Goal of the exercise
From the entries below, report how many lines contain the string "matplotlib". Give only that number.

Dataset excerpt:
------

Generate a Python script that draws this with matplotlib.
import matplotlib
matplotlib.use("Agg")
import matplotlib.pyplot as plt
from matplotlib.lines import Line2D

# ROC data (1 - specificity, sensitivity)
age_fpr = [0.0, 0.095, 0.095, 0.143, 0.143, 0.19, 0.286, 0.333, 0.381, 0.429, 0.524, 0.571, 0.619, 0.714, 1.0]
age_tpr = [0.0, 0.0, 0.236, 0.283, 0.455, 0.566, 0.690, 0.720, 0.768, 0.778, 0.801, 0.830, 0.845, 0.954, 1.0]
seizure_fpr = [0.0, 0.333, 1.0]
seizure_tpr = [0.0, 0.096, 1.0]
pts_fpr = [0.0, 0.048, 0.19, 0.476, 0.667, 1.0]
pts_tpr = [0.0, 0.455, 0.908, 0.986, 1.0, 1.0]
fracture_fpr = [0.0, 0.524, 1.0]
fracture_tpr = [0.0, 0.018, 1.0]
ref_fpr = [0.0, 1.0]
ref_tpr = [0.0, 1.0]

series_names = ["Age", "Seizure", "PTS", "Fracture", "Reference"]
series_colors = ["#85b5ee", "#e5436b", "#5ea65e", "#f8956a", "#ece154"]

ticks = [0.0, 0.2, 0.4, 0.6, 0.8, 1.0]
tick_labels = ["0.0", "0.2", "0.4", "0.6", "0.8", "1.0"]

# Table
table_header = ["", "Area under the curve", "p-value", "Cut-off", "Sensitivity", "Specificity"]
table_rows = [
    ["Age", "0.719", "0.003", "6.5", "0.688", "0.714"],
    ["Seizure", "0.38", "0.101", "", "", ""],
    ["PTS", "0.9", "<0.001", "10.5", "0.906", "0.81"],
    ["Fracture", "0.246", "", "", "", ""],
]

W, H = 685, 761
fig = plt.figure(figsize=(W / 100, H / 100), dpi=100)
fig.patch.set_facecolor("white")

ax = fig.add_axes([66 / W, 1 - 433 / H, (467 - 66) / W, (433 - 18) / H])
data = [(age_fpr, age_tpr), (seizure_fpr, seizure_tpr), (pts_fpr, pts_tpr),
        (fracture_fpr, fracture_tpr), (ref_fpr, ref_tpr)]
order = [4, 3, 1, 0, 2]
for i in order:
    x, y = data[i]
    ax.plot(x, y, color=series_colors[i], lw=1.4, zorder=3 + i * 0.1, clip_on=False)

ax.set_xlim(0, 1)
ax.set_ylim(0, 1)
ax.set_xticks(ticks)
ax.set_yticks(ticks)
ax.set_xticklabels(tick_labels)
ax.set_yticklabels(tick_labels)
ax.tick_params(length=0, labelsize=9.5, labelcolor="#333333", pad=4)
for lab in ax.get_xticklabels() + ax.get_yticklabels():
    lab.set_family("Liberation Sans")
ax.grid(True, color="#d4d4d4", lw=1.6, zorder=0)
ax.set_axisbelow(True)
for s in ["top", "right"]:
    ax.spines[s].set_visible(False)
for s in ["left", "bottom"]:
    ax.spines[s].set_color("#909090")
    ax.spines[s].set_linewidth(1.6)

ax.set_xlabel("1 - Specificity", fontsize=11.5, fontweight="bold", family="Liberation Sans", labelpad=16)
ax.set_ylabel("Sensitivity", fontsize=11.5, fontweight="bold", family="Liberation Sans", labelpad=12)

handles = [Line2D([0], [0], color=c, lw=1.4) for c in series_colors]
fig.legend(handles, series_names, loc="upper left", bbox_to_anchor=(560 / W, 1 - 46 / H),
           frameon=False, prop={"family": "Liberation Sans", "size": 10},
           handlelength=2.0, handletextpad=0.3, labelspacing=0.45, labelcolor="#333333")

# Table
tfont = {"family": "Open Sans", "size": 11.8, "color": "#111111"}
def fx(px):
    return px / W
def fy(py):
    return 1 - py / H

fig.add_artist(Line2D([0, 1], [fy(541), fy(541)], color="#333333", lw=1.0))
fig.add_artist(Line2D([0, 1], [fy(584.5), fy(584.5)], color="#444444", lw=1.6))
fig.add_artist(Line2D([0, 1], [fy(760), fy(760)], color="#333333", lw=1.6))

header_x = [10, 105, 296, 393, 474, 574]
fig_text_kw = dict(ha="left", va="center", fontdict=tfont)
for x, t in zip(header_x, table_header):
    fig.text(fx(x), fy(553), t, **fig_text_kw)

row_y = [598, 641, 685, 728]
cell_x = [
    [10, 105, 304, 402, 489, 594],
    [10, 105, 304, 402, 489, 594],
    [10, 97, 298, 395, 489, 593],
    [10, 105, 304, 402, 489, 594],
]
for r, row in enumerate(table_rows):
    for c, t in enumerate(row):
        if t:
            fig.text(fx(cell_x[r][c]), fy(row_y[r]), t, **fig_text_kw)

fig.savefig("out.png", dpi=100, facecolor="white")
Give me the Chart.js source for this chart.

------

Written answer
5